Replacing Perished Rubbers

I got replacement rubber bits for the now fifteen year old Triumph Tiger 955i in before Christmas, but the weather has been so diabolically cold that even with a propane heater in the garage, the floor is still radiating negative thirty degrees and working in there is a misery.  We finally had a break in temperature this weekend so I got a chance to fit new rubber on the Tiger…

It’s only -1°C out there, so it’s garage door open time!

My targeted bits were the rubber covers on the mirror stalks, which aren’t that important but you see a lot of them while you’re riding and they bothered me.  The shift leaver rubber has been held together with Gorilla Tape for the better part of a year (that’s some tough tape) and one of the rubber bits that go between the seat and the frame had disappeared, so I was aiming to replace that too so the seat would sit evenly and there would be no metal on metal rubbing.


The shift leaver was a simple thing.  I cut off the tape and the old rubber which was half torn.  With the new rubber warmed up and some WD40, the new bit slid on fairly easily.

The mirror arm rubbers were equally straight forward.  The mirror is on a threaded end.  Undoing that and the nut under it that holds it tight meant I could slide the mirror rubbers off.  The old ones were cracked in multiple places and barely hanging on.  I cleaned up the threads and metal under which was a bit rusty, put some rust paint on there to make sure none comes back and slid the new rubber covers on.  Another quick fix.


The problems arose when I tried to fit the seat rubbers.  I suspect the dealer sent me the wrong bits.  The rubbers that sit between the adjustable seat height bracket under the seat and the frame are circular with a flexible back that holds them to the frame.  What I got were some pieces of rubber with sticky backing that aren’t even the same thickness as the circular rubber grommets.


I’d shrug it off but at $3.30 plus tax and shipping for each of these sticky rubber bits, I’m out fifteen odd bucks in parts that seem to have nothing to do with what I was trying to fix.  I did send photos of the parts required and I thought we were clear on what was needed.  Rather than flush more money on parts I didn’t ask for, I found a rubber grommet that was a bit too big and cut it down to fit the hole.  It’s a snug fit and compresses to about the same thickness as the other grommets.  I might eventually get four matching rubber grommets just to make things even down there, but for now the seat isn’t uneven and the frame isn’t metal rubbing on metal.

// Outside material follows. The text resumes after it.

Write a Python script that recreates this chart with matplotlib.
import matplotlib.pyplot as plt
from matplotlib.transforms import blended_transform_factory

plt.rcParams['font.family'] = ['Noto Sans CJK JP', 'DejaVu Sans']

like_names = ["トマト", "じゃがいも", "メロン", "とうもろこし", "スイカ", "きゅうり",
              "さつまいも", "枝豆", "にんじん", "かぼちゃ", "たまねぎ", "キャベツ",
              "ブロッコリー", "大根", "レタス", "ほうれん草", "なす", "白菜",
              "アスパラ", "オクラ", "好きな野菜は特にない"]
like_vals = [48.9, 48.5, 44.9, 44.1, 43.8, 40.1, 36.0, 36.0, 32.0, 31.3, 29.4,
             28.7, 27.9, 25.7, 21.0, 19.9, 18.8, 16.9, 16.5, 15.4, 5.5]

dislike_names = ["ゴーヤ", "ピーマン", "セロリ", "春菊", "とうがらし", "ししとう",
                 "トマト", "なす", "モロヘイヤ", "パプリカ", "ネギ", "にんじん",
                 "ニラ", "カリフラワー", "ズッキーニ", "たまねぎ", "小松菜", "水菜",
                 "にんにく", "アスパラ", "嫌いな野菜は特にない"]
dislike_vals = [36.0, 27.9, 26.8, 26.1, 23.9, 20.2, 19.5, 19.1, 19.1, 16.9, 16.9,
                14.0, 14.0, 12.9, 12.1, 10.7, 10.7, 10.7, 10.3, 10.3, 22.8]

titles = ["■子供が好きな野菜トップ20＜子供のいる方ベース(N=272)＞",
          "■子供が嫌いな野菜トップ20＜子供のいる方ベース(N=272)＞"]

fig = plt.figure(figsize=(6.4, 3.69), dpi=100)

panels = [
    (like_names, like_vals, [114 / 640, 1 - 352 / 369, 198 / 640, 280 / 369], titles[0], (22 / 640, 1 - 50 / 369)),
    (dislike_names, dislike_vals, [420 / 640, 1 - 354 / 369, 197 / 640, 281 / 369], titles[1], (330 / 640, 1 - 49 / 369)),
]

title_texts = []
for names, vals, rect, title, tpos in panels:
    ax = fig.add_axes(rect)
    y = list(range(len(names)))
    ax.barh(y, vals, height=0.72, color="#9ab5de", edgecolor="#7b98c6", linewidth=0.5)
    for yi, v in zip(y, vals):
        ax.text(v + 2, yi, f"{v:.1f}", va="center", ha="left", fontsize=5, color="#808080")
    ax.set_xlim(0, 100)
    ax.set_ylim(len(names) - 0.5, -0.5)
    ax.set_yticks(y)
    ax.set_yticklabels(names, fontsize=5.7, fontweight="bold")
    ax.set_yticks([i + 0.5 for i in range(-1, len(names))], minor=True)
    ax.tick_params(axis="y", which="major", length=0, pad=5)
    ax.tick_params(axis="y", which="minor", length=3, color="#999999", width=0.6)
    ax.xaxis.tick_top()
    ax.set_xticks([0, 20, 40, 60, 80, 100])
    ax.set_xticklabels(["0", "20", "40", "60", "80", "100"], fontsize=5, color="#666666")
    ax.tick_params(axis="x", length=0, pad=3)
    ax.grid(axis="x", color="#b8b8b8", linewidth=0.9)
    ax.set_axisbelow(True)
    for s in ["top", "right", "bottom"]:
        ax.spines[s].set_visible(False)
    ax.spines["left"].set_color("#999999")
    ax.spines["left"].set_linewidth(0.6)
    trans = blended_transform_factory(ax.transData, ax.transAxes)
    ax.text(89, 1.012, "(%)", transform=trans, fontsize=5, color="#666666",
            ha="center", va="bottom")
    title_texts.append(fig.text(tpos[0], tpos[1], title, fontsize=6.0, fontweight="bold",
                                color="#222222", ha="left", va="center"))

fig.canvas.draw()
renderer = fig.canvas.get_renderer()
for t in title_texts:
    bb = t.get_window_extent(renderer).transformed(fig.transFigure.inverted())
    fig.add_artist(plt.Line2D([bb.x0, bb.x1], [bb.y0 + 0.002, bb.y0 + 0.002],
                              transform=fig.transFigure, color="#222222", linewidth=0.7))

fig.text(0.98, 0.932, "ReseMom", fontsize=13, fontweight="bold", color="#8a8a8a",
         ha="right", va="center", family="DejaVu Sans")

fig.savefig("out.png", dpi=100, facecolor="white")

The winter maintenance on the Triumph has been pretty straightforward this year.  Last year I did the fork oil, spark plugs, air filter and coolant and upgraded the dodgy plastic fuel line connectors, so this year the only maintenance was my usual end of season oil change.  I run the bike on the Triumph suggested Mobil1 10w40 motorcycle specific oil and I change it once at the end of the season.


The perished rubbers thing was as much an aesthetic choice as it was a performance fix.  Little details like rubber pieces on an older bike bring it back into focus.  Regularly watching Car SOS buying full sets of rubbers for older cars they are restoring probably intensified the urge.







Since I purchased the Tiger almost two years ago I’ve done all the fluids and changed the tires which produced a much more road capable bike (the old ones were well past due).  I’ve also replaced the chain, but other than these rubber bits and the fuel fittings last winter I haven’t replaced anything that wasn’t a regular service item.  The old Tiger has been a trustworthy steed.


I’m usually able to steal a ride toward the end of winter as the sunlight returns and we get the odd warm day with dry roads.  With any luck I’m only a few weeks away from stealing another one.  The Tiger’s ready for it.